La narración en tercera persona, en tiempo presente, es una decisión arriesgada que puede llegar a la monotonía: no sucede eso aquí. La crónica en presente dota a la historia de un peso específico muy interesante, porque consigue espesar el paso del tiempo, aumentar su densidad y generar un suspense especial: no ese que nos deja al borde del acantilado, sino otro distinto, que nos obliga a cargar durante toda la lectura con la sensación de estar escapando por los pelos de una amenaza clarísima. Jalonados con esta crónica del narrador omnisciente leemos, en cursiva, los pensamientos del barman: sus recuerdos, su sentimiento de culpa, la voz en off de su memoria y de su conciencia, que le obligan a pensar en los riesgos que representa prácticamente cualquiera de sus actos y movimientos, a reflexionar sobre el abandono de sus padres y de su mujer y su hijo y a tomar una posición de compromiso en un momento límite sin abandonar su postura hierática de persona imparcial, maestro de ceremonias en un cuadro donde aparecen retratados seres tan dispares como Coco Chanel, Sacha Guitry, Barbara Hutton o Ernst Jünger (¿Cómo se puede tener tanta inteligencia, una cultura tan vasta y seguir siendo de una sencillez tan conmovedora? Representa la esencia de lo grandioso, piensa Frank.), que al final de los días de la Ocupación le aconsejará que suba a una de las habitaciones del Ritz, donde ya no queda nadie, se dé un baño y duerma a pierna suelta.

Foto de André Zucca. París, 1942.
El barman sigue su consejo. Nadar y guardar la ropa ha sido agotador. Arriesgarse a salvar de los nazis a ciudadanos judíos ha sido agotador: conseguir papeles falsos, proteger a los amenazados, disimular las maniobras conspirativas que tienen lugar delante de sus narices, llorar a su amor secreto torturado, pasar de la sospecha a la admiración hacia algunos de los empleados del hotel, o del amor a la decepción, decidir en su fuero interno que con todo lo que ha hecho o dejado de hacer no puede, moralmente, festejar la liberación. Sabemos todo estos por sus pensamientos en cursiva y por las páginas de su diario que se han colado en la historia, crónica de una época en escala de grises. “El Ritz nunca volverá a ser lo que fue mientras el bar esté lleno de oficiales alemanes de uniforme”, piensa en un momento dado. Pero volverá a serlo. Ese mundo de antes, protagonizado por Hemingway, Scott Fitzgerald y la hermosa Blanche Auzello en su mejor momento, antes de iniciar su decadencia, ese mundo que tanto añoran Meier y sus acólitos, volverá en cuanto las tropas alemanas emprendan el camino de huida y lleguen los liberadores, a quienes hasta Marie-Louise Ritz y la dudosa Chanel acogerán con los brazos abiertos.
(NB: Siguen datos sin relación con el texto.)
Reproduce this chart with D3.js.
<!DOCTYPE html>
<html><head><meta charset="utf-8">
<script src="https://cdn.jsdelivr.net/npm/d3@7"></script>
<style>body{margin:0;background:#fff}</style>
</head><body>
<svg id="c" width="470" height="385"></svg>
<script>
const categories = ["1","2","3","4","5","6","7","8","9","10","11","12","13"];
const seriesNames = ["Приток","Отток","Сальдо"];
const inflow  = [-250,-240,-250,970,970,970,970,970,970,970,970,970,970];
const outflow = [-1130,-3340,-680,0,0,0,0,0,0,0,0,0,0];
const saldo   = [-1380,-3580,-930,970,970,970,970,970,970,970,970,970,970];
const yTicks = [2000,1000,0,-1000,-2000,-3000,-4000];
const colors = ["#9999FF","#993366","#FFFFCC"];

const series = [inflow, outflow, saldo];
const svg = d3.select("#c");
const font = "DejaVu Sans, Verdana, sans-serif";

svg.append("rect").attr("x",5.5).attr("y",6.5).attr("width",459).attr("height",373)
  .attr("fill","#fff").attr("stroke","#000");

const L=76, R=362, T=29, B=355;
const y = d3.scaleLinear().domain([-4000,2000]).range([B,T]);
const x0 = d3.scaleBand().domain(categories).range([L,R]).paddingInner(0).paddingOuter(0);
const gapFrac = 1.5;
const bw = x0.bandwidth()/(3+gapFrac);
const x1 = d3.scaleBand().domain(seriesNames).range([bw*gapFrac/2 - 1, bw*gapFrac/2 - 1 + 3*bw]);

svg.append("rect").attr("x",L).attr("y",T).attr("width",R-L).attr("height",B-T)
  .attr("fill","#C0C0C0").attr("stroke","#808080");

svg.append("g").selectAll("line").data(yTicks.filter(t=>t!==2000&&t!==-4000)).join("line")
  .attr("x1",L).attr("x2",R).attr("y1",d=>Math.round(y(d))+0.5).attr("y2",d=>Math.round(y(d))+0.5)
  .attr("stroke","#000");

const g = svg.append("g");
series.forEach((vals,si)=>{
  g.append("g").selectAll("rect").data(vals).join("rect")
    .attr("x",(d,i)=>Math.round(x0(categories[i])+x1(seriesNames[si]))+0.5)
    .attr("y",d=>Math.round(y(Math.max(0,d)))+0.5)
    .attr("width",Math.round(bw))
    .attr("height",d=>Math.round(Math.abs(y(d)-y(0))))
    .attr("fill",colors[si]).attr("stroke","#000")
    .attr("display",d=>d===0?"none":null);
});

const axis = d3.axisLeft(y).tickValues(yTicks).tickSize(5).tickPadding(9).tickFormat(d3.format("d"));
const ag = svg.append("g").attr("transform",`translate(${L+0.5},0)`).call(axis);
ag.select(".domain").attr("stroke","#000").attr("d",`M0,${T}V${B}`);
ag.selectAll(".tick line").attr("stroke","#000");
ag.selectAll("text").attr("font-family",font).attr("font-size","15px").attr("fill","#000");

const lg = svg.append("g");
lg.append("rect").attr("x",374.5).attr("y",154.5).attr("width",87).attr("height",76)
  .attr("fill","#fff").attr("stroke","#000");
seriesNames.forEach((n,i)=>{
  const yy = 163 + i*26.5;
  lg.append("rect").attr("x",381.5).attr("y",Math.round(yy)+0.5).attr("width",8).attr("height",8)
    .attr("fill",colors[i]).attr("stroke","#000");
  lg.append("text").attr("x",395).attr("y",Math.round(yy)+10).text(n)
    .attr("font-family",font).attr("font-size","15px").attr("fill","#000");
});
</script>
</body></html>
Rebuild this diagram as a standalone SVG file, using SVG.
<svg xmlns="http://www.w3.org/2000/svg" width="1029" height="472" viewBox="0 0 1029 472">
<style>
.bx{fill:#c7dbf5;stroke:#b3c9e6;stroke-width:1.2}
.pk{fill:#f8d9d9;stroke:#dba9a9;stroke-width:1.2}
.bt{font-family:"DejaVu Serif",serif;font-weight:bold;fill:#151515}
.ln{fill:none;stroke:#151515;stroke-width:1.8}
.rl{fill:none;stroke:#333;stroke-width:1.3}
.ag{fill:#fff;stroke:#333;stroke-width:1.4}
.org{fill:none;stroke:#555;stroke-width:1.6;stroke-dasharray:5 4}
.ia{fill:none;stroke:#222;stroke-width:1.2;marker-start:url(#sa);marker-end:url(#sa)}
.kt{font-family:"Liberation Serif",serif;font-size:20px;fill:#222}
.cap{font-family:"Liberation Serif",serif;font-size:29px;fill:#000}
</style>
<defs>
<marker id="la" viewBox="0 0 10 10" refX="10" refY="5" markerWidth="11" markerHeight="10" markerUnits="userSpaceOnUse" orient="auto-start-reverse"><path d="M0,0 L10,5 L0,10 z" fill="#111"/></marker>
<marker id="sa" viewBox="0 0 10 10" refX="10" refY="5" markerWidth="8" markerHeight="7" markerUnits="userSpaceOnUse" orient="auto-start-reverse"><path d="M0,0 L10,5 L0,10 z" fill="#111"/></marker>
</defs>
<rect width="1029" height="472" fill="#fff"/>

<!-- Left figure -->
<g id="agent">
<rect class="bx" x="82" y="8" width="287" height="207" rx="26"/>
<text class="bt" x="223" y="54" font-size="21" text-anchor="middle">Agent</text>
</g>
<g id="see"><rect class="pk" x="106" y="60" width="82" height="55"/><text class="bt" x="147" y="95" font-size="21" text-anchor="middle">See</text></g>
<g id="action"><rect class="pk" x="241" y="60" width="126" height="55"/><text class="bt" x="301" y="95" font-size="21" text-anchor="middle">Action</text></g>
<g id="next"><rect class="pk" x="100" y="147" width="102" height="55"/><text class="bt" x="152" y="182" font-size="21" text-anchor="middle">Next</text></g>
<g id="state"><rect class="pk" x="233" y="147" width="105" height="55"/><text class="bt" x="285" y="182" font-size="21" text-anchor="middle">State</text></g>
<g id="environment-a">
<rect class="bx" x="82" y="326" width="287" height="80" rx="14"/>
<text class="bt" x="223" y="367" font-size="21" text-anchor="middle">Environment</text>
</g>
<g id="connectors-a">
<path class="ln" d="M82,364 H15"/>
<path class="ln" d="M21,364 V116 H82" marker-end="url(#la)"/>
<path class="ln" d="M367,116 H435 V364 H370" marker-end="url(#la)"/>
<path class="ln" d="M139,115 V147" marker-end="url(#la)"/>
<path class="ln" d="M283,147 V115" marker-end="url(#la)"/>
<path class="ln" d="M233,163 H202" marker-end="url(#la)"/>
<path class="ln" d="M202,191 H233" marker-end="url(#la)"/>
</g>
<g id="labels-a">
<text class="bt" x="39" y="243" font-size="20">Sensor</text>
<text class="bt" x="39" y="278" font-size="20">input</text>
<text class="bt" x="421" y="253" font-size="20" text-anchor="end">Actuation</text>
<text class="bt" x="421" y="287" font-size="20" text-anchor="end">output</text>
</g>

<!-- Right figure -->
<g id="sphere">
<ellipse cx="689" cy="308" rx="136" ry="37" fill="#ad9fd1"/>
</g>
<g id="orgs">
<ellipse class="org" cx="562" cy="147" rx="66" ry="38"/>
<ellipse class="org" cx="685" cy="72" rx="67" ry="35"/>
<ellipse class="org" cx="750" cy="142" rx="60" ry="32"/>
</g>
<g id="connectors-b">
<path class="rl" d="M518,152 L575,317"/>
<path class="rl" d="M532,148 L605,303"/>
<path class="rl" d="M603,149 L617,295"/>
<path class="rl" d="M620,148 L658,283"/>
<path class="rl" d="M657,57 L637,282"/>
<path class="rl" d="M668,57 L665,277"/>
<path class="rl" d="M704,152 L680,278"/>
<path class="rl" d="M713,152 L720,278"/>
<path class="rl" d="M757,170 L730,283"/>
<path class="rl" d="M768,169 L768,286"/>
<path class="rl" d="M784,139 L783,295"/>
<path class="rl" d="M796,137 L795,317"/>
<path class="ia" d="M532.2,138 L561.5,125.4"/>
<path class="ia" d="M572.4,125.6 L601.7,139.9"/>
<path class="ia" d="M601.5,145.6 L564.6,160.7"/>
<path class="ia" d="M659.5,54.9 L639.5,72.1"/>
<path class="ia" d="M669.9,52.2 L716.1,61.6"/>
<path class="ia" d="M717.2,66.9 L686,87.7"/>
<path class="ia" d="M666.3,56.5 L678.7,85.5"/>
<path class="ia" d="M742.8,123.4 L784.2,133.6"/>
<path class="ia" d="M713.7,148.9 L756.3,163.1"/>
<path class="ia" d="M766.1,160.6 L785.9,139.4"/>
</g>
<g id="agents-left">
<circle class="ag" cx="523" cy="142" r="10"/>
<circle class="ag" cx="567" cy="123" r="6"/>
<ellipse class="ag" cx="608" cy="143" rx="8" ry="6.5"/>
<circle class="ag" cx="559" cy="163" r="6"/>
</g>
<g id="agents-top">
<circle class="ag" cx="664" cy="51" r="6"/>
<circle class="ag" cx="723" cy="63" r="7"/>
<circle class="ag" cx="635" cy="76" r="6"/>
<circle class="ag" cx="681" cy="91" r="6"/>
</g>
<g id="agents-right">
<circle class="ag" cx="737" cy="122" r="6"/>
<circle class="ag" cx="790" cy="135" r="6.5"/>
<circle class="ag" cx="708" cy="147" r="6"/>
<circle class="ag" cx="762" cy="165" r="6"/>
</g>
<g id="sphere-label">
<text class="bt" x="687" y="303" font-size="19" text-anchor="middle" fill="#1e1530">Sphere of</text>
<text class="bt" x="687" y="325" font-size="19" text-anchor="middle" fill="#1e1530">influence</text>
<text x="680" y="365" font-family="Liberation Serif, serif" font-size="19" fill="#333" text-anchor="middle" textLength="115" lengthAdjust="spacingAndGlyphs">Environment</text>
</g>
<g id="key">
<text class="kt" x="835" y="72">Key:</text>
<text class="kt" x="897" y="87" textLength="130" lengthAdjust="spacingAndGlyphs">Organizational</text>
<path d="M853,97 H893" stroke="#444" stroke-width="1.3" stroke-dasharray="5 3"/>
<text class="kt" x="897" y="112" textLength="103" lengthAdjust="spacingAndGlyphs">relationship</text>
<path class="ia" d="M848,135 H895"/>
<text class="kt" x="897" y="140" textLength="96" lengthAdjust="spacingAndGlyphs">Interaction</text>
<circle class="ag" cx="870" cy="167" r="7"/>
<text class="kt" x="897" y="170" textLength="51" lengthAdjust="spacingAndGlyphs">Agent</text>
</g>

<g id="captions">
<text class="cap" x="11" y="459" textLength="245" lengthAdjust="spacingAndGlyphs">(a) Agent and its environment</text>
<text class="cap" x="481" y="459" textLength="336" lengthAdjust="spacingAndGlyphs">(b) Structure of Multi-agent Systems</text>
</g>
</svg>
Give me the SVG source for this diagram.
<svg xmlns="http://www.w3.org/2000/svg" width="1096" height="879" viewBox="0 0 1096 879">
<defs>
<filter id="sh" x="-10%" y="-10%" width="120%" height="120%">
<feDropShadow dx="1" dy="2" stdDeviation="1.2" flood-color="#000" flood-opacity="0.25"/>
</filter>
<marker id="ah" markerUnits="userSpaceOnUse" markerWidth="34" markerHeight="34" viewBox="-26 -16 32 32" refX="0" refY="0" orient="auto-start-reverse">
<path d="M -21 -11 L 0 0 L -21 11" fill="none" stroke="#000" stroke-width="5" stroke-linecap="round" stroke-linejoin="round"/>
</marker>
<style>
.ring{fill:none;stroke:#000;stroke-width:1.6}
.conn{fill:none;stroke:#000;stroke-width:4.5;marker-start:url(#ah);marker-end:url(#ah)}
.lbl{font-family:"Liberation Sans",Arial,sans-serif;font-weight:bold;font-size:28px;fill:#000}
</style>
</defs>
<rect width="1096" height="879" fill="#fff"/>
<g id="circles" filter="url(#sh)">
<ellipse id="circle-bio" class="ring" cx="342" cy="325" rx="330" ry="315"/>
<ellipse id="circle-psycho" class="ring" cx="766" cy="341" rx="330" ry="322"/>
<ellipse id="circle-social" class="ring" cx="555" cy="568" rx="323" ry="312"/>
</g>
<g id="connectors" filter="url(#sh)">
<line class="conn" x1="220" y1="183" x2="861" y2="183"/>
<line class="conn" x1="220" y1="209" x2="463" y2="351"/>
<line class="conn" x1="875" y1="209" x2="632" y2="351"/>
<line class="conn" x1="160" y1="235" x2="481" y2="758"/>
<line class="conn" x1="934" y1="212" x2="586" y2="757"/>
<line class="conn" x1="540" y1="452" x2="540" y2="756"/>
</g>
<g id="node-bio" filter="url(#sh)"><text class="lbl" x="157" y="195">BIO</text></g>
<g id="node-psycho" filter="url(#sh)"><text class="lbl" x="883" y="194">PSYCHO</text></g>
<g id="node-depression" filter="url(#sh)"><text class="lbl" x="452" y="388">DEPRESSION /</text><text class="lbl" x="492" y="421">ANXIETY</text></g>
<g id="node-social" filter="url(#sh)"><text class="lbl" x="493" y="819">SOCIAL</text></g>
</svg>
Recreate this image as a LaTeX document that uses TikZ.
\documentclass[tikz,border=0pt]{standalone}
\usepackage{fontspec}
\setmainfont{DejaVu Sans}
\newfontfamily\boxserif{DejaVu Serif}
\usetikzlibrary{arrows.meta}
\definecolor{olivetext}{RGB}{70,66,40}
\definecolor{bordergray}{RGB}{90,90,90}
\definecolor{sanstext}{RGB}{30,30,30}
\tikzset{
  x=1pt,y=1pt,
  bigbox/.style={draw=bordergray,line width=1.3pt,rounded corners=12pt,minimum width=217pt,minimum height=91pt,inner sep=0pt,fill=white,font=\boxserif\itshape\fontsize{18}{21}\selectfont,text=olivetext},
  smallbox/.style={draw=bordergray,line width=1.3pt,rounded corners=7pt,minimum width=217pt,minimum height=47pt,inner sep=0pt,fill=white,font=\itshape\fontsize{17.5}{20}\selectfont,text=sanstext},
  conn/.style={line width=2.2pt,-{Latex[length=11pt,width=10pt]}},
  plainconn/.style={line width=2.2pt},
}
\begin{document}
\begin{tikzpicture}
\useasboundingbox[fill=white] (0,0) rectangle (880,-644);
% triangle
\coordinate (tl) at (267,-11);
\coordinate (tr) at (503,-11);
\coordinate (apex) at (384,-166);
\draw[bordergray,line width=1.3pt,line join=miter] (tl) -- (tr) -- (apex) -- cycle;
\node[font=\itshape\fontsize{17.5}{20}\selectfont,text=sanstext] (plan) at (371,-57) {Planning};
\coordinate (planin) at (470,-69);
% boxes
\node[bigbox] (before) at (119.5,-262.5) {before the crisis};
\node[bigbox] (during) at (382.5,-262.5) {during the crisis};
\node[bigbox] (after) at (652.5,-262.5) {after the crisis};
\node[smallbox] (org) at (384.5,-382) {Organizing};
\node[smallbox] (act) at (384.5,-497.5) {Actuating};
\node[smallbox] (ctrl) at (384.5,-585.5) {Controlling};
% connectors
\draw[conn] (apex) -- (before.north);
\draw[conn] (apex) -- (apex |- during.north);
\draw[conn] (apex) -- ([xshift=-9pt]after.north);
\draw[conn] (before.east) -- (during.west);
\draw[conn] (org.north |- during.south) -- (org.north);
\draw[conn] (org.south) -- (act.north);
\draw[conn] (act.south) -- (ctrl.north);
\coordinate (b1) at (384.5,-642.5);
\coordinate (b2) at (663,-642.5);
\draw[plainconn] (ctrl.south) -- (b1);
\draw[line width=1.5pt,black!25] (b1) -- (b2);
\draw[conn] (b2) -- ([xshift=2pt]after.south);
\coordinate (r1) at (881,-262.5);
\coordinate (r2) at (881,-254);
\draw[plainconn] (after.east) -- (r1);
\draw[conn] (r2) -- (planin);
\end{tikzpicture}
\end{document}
Los nuevos tiempos son tiempos de cambio: también de cambio de chaqueta. “La llegada de los Aliados suena al fin de un mundo, el de una vieja burguesía reaccionaria gangrenada por el afán de lucro desde hace más de un siglo. ¿A qué se parecerá el nuevo mundo?”

Ernest Hemingway (dcha) en el bar del Ritz. Paris, 1953. Foto de Jack GAROFALO
Una ciudad mítica, París. Un lugar mítico, el Grand Hotel Ritz. Un barman mítico, Frank Meier, el barman del Ritz.
Todos habían degustado sus célebres cócteles: Ernest Hemingway, Scott Fitzgerald, Coco Chanel, Mistinguett, Sacha Guitry, Jean Cocteau, Arletty. Pero en julio de 1940, las tropas alemanas ocupan París y sus responsables deciden hospedarse en el Ritz, como lo harán los jerarcas nazis como Göring y Goebbels cuando visiten la capital francesa. El bar del Ritz se convierte entonces en uno de los centros del París ocupado, donde confluyen los mandos de la Gestapo, las SS y la Wehrmacht, los colaboracionistas franceses, hombres de negocios sin escrúpulos, aduladores, artistas, espías, miembros de la Resistencia. Mientras, fuera reinan el hambre, los oportunistas, la violencia contra los judíos, el miedo.